Go ahead and write off 20 percent of your day. You’re going to spend it gazing into your phone.

On average, we spend three hours and 16 minutes every day-a fifth of our waking hours-staring at our pocket computers. We consult them 221 times from morning to night, once every four minutes.

As a mobile designer, perhaps I should feel satisfaction that I’ve created such engaging experiences. But I can’t help but think: maybe we mobile designers have done our jobs a little too well. And maybe “engagement” was the wrong goal to chase in the first place.

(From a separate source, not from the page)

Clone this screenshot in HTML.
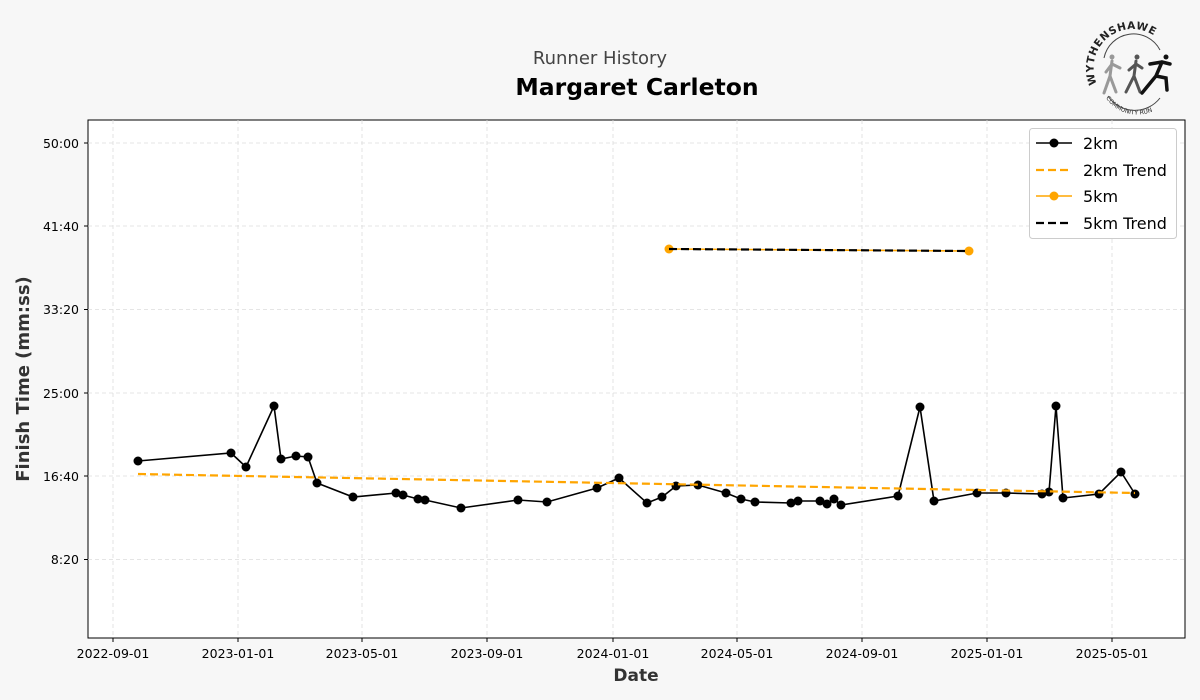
<!DOCTYPE html>
<html><head><meta charset="utf-8"><style>
html,body{margin:0;padding:0;background:#f7f7f7;}
svg{display:block;font-family:"DejaVu Sans","Liberation Sans",sans-serif;}
</style></head><body>
<svg width="1200" height="700" viewBox="0 0 1200 700" xmlns="http://www.w3.org/2000/svg">
<rect width="1200" height="700" fill="#f7f7f7"/>
<text x="600" y="64" text-anchor="middle" font-size="18" fill="#444">Runner History</text>
<text x="637" y="95" text-anchor="middle" font-size="23.5" font-weight="bold" fill="#000">Margaret Carleton</text>
<!-- logo -->
<g>
<defs><path id="arcTop" d="M1097,84 A36,36 0 1 1 1168,52"/><path id="arcBot" d="M1106,98 A38,38 0 0 0 1170,96"/></defs>
<text font-size="10.5" font-weight="bold" fill="#222" letter-spacing="0.6"><textPath href="#arcTop">WYTHENSHAWE</textPath></text>
<text font-size="6" fill="#222"><textPath href="#arcBot">COMMUNITY RUN</textPath></text>
<path d="M1104,58 A30,30 0 0 1 1160,50" fill="none" stroke="#444" stroke-width="1"/>
<path d="M1108,96 A32,32 0 0 0 1160,98" fill="none" stroke="#444" stroke-width="1"/>
<g stroke-linecap="round" fill="none">
<circle cx="1112" cy="57" r="2.5" fill="#999"/><path d="M1112,61 L1110,76 L1104,93 M1110,76 L1116,92 M1112,64 L1106,72 M1112,64 L1120,68" stroke="#999" stroke-width="3"/>
<circle cx="1137" cy="57" r="2.5" fill="#555"/><path d="M1136,61 L1134,76 L1126,92 M1134,76 L1140,92 M1136,64 L1129,70 M1136,64 L1142,68" stroke="#555" stroke-width="3"/>
<circle cx="1166" cy="57" r="2.5" fill="#111"/><path d="M1162,62 L1156,76 L1142,93 M1156,76 L1166,78 L1167,90 M1162,62 L1150,64 M1162,62 L1170,64" stroke="#111" stroke-width="3.5"/>
</g></g>
<!-- axes -->
<rect x="88" y="120" width="1097" height="518" fill="#fff" stroke="#000" stroke-width="1"/>
<g stroke="#ddd" stroke-width="0.8" stroke-dasharray="4,3">
<line x1="113" y1="120" x2="113" y2="638"/><line x1="238" y1="120" x2="238" y2="638"/><line x1="362" y1="120" x2="362" y2="638"/><line x1="487" y1="120" x2="487" y2="638"/><line x1="613" y1="120" x2="613" y2="638"/><line x1="737" y1="120" x2="737" y2="638"/><line x1="862" y1="120" x2="862" y2="638"/><line x1="987" y1="120" x2="987" y2="638"/><line x1="1112" y1="120" x2="1112" y2="638"/>
<line x1="88" y1="143" x2="1185" y2="143"/><line x1="88" y1="226" x2="1185" y2="226"/><line x1="88" y1="309.5" x2="1185" y2="309.5"/><line x1="88" y1="393" x2="1185" y2="393"/><line x1="88" y1="476" x2="1185" y2="476"/><line x1="88" y1="559.5" x2="1185" y2="559.5"/>
</g>
<g stroke="#000" stroke-width="1">
<line x1="113" y1="638" x2="113" y2="642"/><line x1="238" y1="638" x2="238" y2="642"/><line x1="362" y1="638" x2="362" y2="642"/><line x1="487" y1="638" x2="487" y2="642"/><line x1="613" y1="638" x2="613" y2="642"/><line x1="737" y1="638" x2="737" y2="642"/><line x1="862" y1="638" x2="862" y2="642"/><line x1="987" y1="638" x2="987" y2="642"/><line x1="1112" y1="638" x2="1112" y2="642"/>
<line x1="84" y1="143" x2="88" y2="143"/><line x1="84" y1="226" x2="88" y2="226"/><line x1="84" y1="309.5" x2="88" y2="309.5"/><line x1="84" y1="393" x2="88" y2="393"/><line x1="84" y1="476" x2="88" y2="476"/><line x1="84" y1="559.5" x2="88" y2="559.5"/>
</g>
<g font-size="12.5" fill="#000" text-anchor="middle">
<text x="113" y="658">2022-09-01</text><text x="238" y="658">2023-01-01</text><text x="362" y="658">2023-05-01</text><text x="487" y="658">2023-09-01</text><text x="613" y="658">2024-01-01</text><text x="737" y="658">2024-05-01</text><text x="862" y="658">2024-09-01</text><text x="987" y="658">2025-01-01</text><text x="1112" y="658">2025-05-01</text>
</g>
<g font-size="12.5" fill="#000" text-anchor="end">
<text x="79" y="148">50:00</text><text x="79" y="231">41:40</text><text x="79" y="314">33:20</text><text x="79" y="398">25:00</text><text x="79" y="481">16:40</text><text x="79" y="564">8:20</text>
</g>
<text x="636" y="681" text-anchor="middle" font-size="17" font-weight="bold" fill="#333">Date</text>
<text transform="translate(29,379) rotate(-90)" text-anchor="middle" font-size="18" font-weight="bold" fill="#333">Finish Time (mm:ss)</text>
<!-- series -->
<polyline fill="none" stroke="#000" stroke-width="1.6" points="138,461 231,453 246,467 274,406 281,459 296,456 308,457 317,483 353,497 396,493 403,495 418,499 425,500 461,508 518,500 547,502 597,488 619,478 647,503 662,497 676,486 698,485 726,493 741,499 755,502 791,503 798,501 820,501 827,504 834,499 841,505 898,496 920,407 934,501 977,493 1006,493 1042,494 1049,492 1056,406 1063,498 1099,494 1121,472 1135,494"/>
<g fill="#000">
<circle cx="138" cy="461" r="4.5"/><circle cx="231" cy="453" r="4.5"/><circle cx="246" cy="467" r="4.5"/><circle cx="274" cy="406" r="4.5"/><circle cx="281" cy="459" r="4.5"/><circle cx="296" cy="456" r="4.5"/><circle cx="308" cy="457" r="4.5"/><circle cx="317" cy="483" r="4.5"/><circle cx="353" cy="497" r="4.5"/><circle cx="396" cy="493" r="4.5"/><circle cx="403" cy="495" r="4.5"/><circle cx="418" cy="499" r="4.5"/><circle cx="425" cy="500" r="4.5"/><circle cx="461" cy="508" r="4.5"/><circle cx="518" cy="500" r="4.5"/><circle cx="547" cy="502" r="4.5"/><circle cx="597" cy="488" r="4.5"/><circle cx="619" cy="478" r="4.5"/><circle cx="647" cy="503" r="4.5"/><circle cx="662" cy="497" r="4.5"/><circle cx="676" cy="486" r="4.5"/><circle cx="698" cy="485" r="4.5"/><circle cx="726" cy="493" r="4.5"/><circle cx="741" cy="499" r="4.5"/><circle cx="755" cy="502" r="4.5"/><circle cx="791" cy="503" r="4.5"/><circle cx="798" cy="501" r="4.5"/><circle cx="820" cy="501" r="4.5"/><circle cx="827" cy="504" r="4.5"/><circle cx="834" cy="499" r="4.5"/><circle cx="841" cy="505" r="4.5"/><circle cx="898" cy="496" r="4.5"/><circle cx="920" cy="407" r="4.5"/><circle cx="934" cy="501" r="4.5"/><circle cx="977" cy="493" r="4.5"/><circle cx="1006" cy="493" r="4.5"/><circle cx="1042" cy="494" r="4.5"/><circle cx="1049" cy="492" r="4.5"/><circle cx="1056" cy="406" r="4.5"/><circle cx="1063" cy="498" r="4.5"/><circle cx="1099" cy="494" r="4.5"/><circle cx="1121" cy="472" r="4.5"/><circle cx="1135" cy="494" r="4.5"/>
</g>
<line x1="138" y1="474" x2="1135" y2="493" stroke="#FFA500" stroke-width="2.2" stroke-dasharray="8,4"/>
<line x1="669" y1="249" x2="969" y2="251" stroke="#FFA500" stroke-width="1.6"/>
<circle cx="669" cy="249" r="4.5" fill="#FFA500"/><circle cx="969" cy="251" r="4.5" fill="#FFA500"/>
<line x1="669" y1="249" x2="969" y2="251" stroke="#000" stroke-width="2.2" stroke-dasharray="8,4"/>
<!-- legend -->
<rect x="1029.5" y="128.5" width="147" height="110" rx="3" fill="#fff" stroke="#ccc"/>
<line x1="1036" y1="143" x2="1072" y2="143" stroke="#000" stroke-width="1.6"/><circle cx="1054" cy="143" r="4.5" fill="#000"/>
<line x1="1036" y1="170" x2="1072" y2="170" stroke="#FFA500" stroke-width="2.2" stroke-dasharray="8,4"/>
<line x1="1036" y1="196" x2="1072" y2="196" stroke="#FFA500" stroke-width="1.6"/><circle cx="1054" cy="196" r="4.5" fill="#FFA500"/>
<line x1="1036" y1="223" x2="1072" y2="223" stroke="#000" stroke-width="2.2" stroke-dasharray="8,4"/>
<g font-size="16" fill="#000">
<text x="1083" y="149">2km</text><text x="1083" y="176">2km Trend</text><text x="1083" y="202">5km</text><text x="1083" y="229">5km Trend</text>
</g>
</svg>
</body></html>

It’s a business trip, and I’m taking in a meal on my own. While I wait, I entertain myself by poking at sites and flipping through feeds on my phone. Media has always been the armor of a solo traveler; a book, a newspaper, and now your phone… they all cushion you from your own isolation.

But I look around the restaurant, and I’m not the only one wearing the armor. Every table is occupied by people pecking at their phones-a couple here, a group of friends over there, all on their phones. A family is packed into the corner; only the toddler is looking around the room, alert. Everyone else is heads down.

Phone vs whale
Photo by Eric J. Smith.

I love mobile devices. I’ve devoted years of my career to designing for them. I’m a believer. The smartphone is amazing, a personal supercomputer that empowers us in a jillion ways and connects us with each another in loose but novel ways.

Here’s what makes the thing so powerful: it’s available at the point of inspiration. We can act on immediate impulse to get information or media or services or commerce. Snap that photo, record that conversation, consult that map.

This superpower is also mobile’s Achilles’ heel. Because the phone is available at the point of inspiration, it also carries us away from the very thing that inspired us. The more connected we are, the more disconnected we become from the world around us.

Even when we’re not actually using our phones, they still distract. A recent study found that performance on basic tests of attention gets worse if a cellphone is merely visible nearby.

How can we get all the marvelous benefits of these digital systems without disengaging from a far richer interface, the physical environment? Screens are always going to be with us, but perhaps they can merely caption our lives instead of frame them.

When you say “engagement,” I now hear “theft of attention.”

“Engagement” is a common business goal for the design of so many websites, apps, and services. We lure people in and try to figure out how to get them to stay. We tell ourselves that our goal is to “delight” users, but I think we’ve lost the thread of what the word actually means. We seem to think it means keeping people distracted and busy. When you say “engagement,” I now hear “theft of attention.”

As we bathe in data and swim in interfaces, spending time on site is not a gift. The real luxury is the occasional moment of peace and calm. That’s not how we designers typically tune our digital experiences. Instead, we vie for attention. We notify and nag.

The best technologies disappear into the environment to minimize distraction from the content or experience at hand. Yet we design for distraction, and we call it engagement.

Instead of engaging attention, I’d like to free it. Instead of maximizing time on site, I’d like to reduce it. Give people the information they need, and let them get back to their lives. Notify only when there’s something worth saying. Ask for attention only for content that deserves it. Less talk, more conversation.

Instead of engaging attention, I’d like to free it. Instead of maximizing time on site, I’d like to reduce it.

Smartwatches ask designers to put a new focus on glances instead of sessions. I love it.

Watches don’t ask us to linger. Smartwatch design guidelines suggest that the best experiences limit interaction with the screen. (Android Wear encourages interactions of less than five seconds, for example.) Done well, that means we get quick doses of information delivered at just the right moment, and then we can return to the world. They provide a way for us to skim the digital surface instead of diving deep. Glanceability over engagement.

The trouble: glances work well when they’re delivered with respect and discretion, but alas those seem to be in short supply.

We deliver notifications about everything. Our phones and watches buzz constantly. If you have good digital hygiene, you’ll immediately start pruning those back. But few of us do that, which means these glance notifications tend to make the information overload worse instead of meeting their potential to ease it.

What happens when those notifications inevitably move off screen? Sensors, processors, and connectivity have become so trivially inexpensive that we can embed them into anything. That’s what the internet of things is all about, and it means anything can be an interface. This could go wonderfully or it could go horribly-probably both.

The last thing we need is for all of these new interfaces to tantrum for attention. Designers have to put careful thought into what’s an appropriate interruption, what’s the right information for the moment. As we embed software in the world, the challenge and opportunity is to supplement and amplify our real-world experience, not distract from it. Digital advantages without digital distractions.

The potential of the internet of things is to improve on what mobile does so well. Instead of availability at the point of inspiration, IoT lets us shift to interaction with the point of inspiration. Add sensors and smarts to an object or place, and you no longer have to pull out your phone for a digital interaction. We’re starting to create physical interfaces for digital systems, no screen even necessary.

The opportunity is to shift the interface to the physical world. That’s always been our primary interface, of course. But now we can begin to make it the digital interface, too, returning engagement to the world around us and freeing it from behind glass slabs.